Lawyer’s for Smith’s spiritual advisor filed a lawsuit Wednesday to fight the state’s plan.
The Rev. Dr. Jeff Hood plans to join Smith in the death chamber next month, as he has with dozens of other death row inmates. Hood said the Alabama Department of Corrections asked him to sign a form acknowledging the risks and agreeing to stay three feet away from Smith’s gas mask. In the lawsuit, Hood’s lawyers called the restriction “hostile to religion.”
The suit argues that Alabama’s restrictions on how close Hood can get to Smith will “deny a prisoner his chosen spiritual advisor’s touch at the most critical juncture of his life: his death.”
A March Supreme Court ruling gave prisoners facing execution the right to have a spiritual adviser in the death chamber who can pray aloud and touch them. Alabama granted inmates this right in 2021.
“They’re asking for my trust,” Hood told reporters at The Independent. “The problem is they have a history of being untrustworthy.”
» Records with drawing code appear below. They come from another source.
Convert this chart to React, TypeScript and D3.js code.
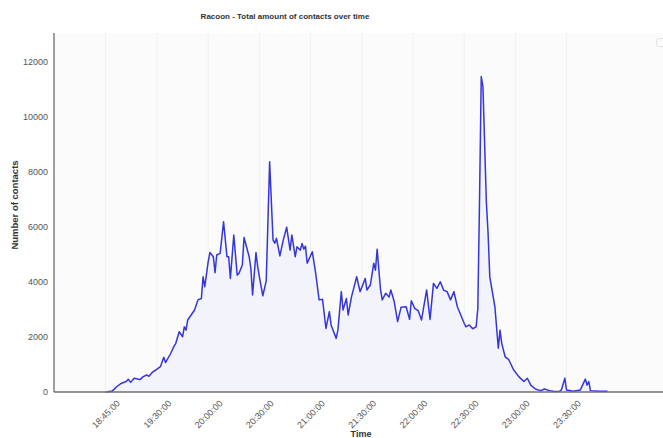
import React from 'react';
import * as d3 from 'd3';

const times = [
  "18:45","18:47","18:51","18:55","18:59","19:03","19:05","19:07","19:10","19:13","19:15","19:18","19:21","19:23","19:26","19:29",
  "19:30","19:32","19:34","19:35","19:38","19:40","19:41","19:43","19:45","19:46","19:47","19:48","19:50","19:52","19:54","19:56","19:57","19:58",
  "20:00","20:01","20:03","20:04","20:05","20:07","20:09","20:11","20:12","20:13","20:15","20:17","20:18","20:20","20:21","20:24","20:25","20:26","20:28","20:29",
  "20:30","20:32","20:34","20:36","20:38","20:39","20:40","20:42","20:44","20:46","20:48","20:49","20:51","20:52","20:54","20:55","20:56","20:57","20:58",
  "21:01","21:03","21:05","21:07","21:09","21:11","21:12","21:15","21:16","21:18","21:19","21:21","21:22","21:24","21:27","21:29",
  "21:32","21:33","21:35","21:37","21:38","21:39","21:41","21:42","21:44","21:46","21:47","21:49","21:51","21:53","21:56","21:58","21:59",
  "22:01","22:03","22:05","22:08","22:10","22:12","22:14","22:16","22:18","22:20","22:22","22:24","22:26","22:28",
  "22:30","22:31","22:33","22:35","22:37","22:38","22:39","22:40","22:41","22:43","22:44","22:45","22:48","22:50","22:51","22:52","22:54","22:56","22:59",
  "23:02","23:05","23:07","23:09","23:12","23:15","23:17","23:20","23:23","23:26","23:27","23:29",
  "23:30","23:34","23:38","23:41","23:42","23:43","23:44","23:49","23:54"
];

const contacts = [
  0,10,40,200,320,380,460,350,500,470,450,560,620,570,720,800,
  830,920,1260,1070,1400,1670,1770,2190,2010,2370,2250,2620,2800,2980,3350,3400,4190,3830,
  4740,5070,4920,4340,4980,5040,6190,4920,4920,4130,5710,4250,4310,4620,5620,4920,4500,3530,5070,4560,
  4190,3500,4040,8370,5530,5410,5590,4950,5530,5990,5160,5710,4920,5280,5160,5400,5200,5300,4680,
  5100,4310,3350,3370,2310,2920,2440,1950,2250,3650,2980,3400,2800,3470,4190,3650,
  4130,3710,3890,4680,4430,5190,3710,3350,3590,3450,3710,3290,2560,3080,3100,2640,3320,
  3040,2960,2620,3710,2640,3950,3770,4010,3700,3650,3350,3650,3100,2800,
  2500,2370,2440,2300,2370,3040,7000,11470,11100,6900,5770,4190,3100,1590,2250,1770,1280,1190,800,
  560,380,500,250,100,50,110,50,20,30,80,500,
  70,30,70,470,250,380,50,30,30
];

const tickTimes = ["18:45","19:30","20:00","20:30","21:00","21:30","22:00","22:30","23:00","23:30"];
const tickLabels = ["18:45:00","19:30:00","20:00:00","20:30:00","21:00:00","21:30:00","22:00:00","22:30:00","23:00:00","23:30:00"];
const yTicks = [0, 2000, 4000, 6000, 8000, 10000, 12000];

const W = 663;
const H = 438;
const left = 54, right = 663, top = 33, bottom = 392;

function parseT(s: string): Date {
  const p = s.split(':').map(Number);
  return new Date(2000, 0, 1, p[0], p[1], p[2] || 0);
}

export default function App() {
  const x = d3.scaleTime()
    .domain([parseT("18:00"), parseT("18:45"), parseT("19:30"), parseT("24:26:30")])
    .range([left, 105.5, 157, right]);
  const y = d3.scaleLinear().domain([0, 13000]).range([bottom, top + 1.5]);

  const data = times.map((t, i) => ({ t: parseT(t), v: contacts[i] }));
  const line = d3.line<any>().x(d => x(d.t)).y(d => y(d.v)).curve(d3.curveLinear);
  const area = d3.area<any>().x(d => x(d.t)).y0(y(0)).y1(d => y(d.v)).curve(d3.curveLinear);

  const font = "'Liberation Sans', Arial, Helvetica, sans-serif";

  return (
    <svg width={W} height={H} style={{ position: 'absolute', left: 0, top: 0, background: '#fff' }} fontFamily={font}>
      <rect x={left} y={top} width={right - left} height={bottom - top} fill="#fbfbfb" />
      {tickTimes.map((t, i) => (
        <line key={'g' + i} x1={x(parseT(t))} x2={x(parseT(t))} y1={top} y2={bottom} stroke="#f1f1f1" strokeWidth={1} />
      ))}
      <path d={area(data) || ''} fill="#f3f3fb" />
      <path d={line(data) || ''} fill="none" stroke="#3535dc" strokeWidth={1.5} strokeLinejoin="round" />
      <line x1={left} x2={left} y1={top} y2={bottom} stroke="#808080" strokeWidth={1.5} />
      <line x1={left} x2={right} y1={bottom} y2={bottom} stroke="#707070" strokeWidth={1.5} />
      {yTicks.map(v => (
        <text key={'y' + v} x={48} y={y(v)} dy="0.35em" textAnchor="end" fontSize={9} fill="#555">{v}</text>
      ))}
      {tickTimes.map((t, i) => (
        <text key={'x' + i} transform={`translate(${x(parseT(t)) + 15},${404}) rotate(-45)`} textAnchor="end" fontSize={9} fill="#555">{tickLabels[i]}</text>
      ))}
      <text x={285} y={19} textAnchor="middle" fontSize={8} fontWeight="bold" fill="#333">Racoon - Total amount of contacts over time</text>
      <text transform={`translate(18,${205}) rotate(-90)`} textAnchor="middle" fontSize={9.5} fontWeight="bold" fill="#333">Number of contacts</text>
      <text x={361} y={437} textAnchor="middle" fontSize={9} fontWeight="bold" fill="#333">Time</text>
      <rect x={656.5} y={38.5} width={9} height={8} rx={2.5} fill="none" stroke="#e2e2e2" strokeWidth={1} />
    </svg>
  );
}
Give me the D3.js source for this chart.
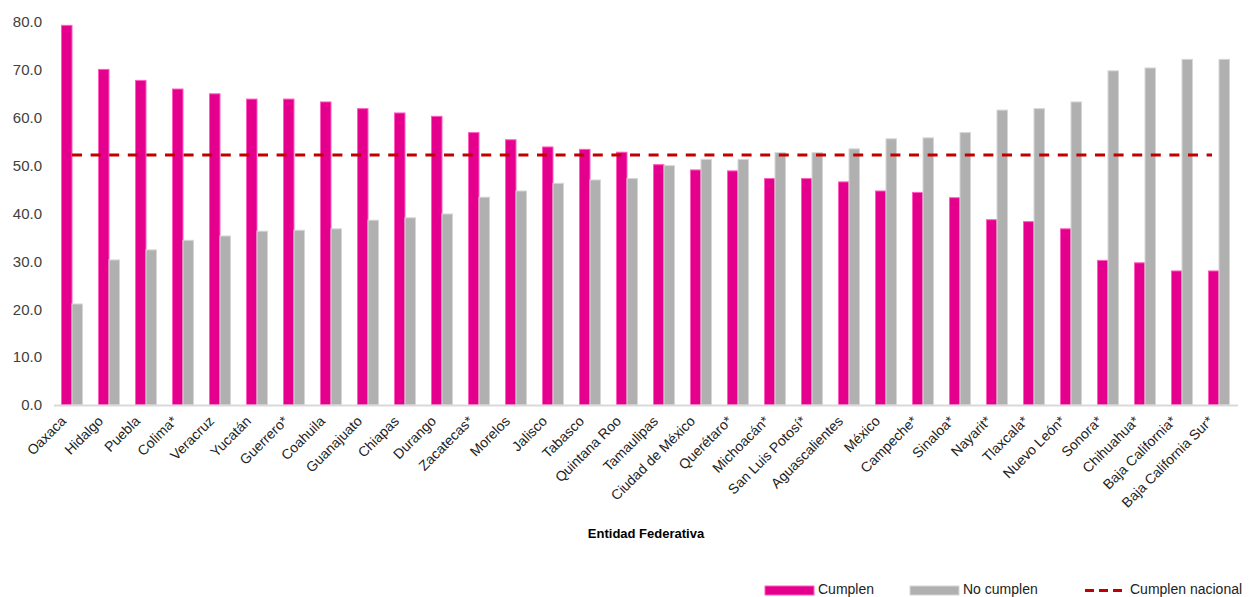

Alabama has botched four of the nation’s nine known botched executions in the last five years, including Smiths. In 2022, prison personnel prodded Smith for over an hour trying to place the IV line to deliver lethal injection drugs despite a clear order to stop from an appellate court. Smith challenged the state’s execution protocol in a Second Amendment complaint.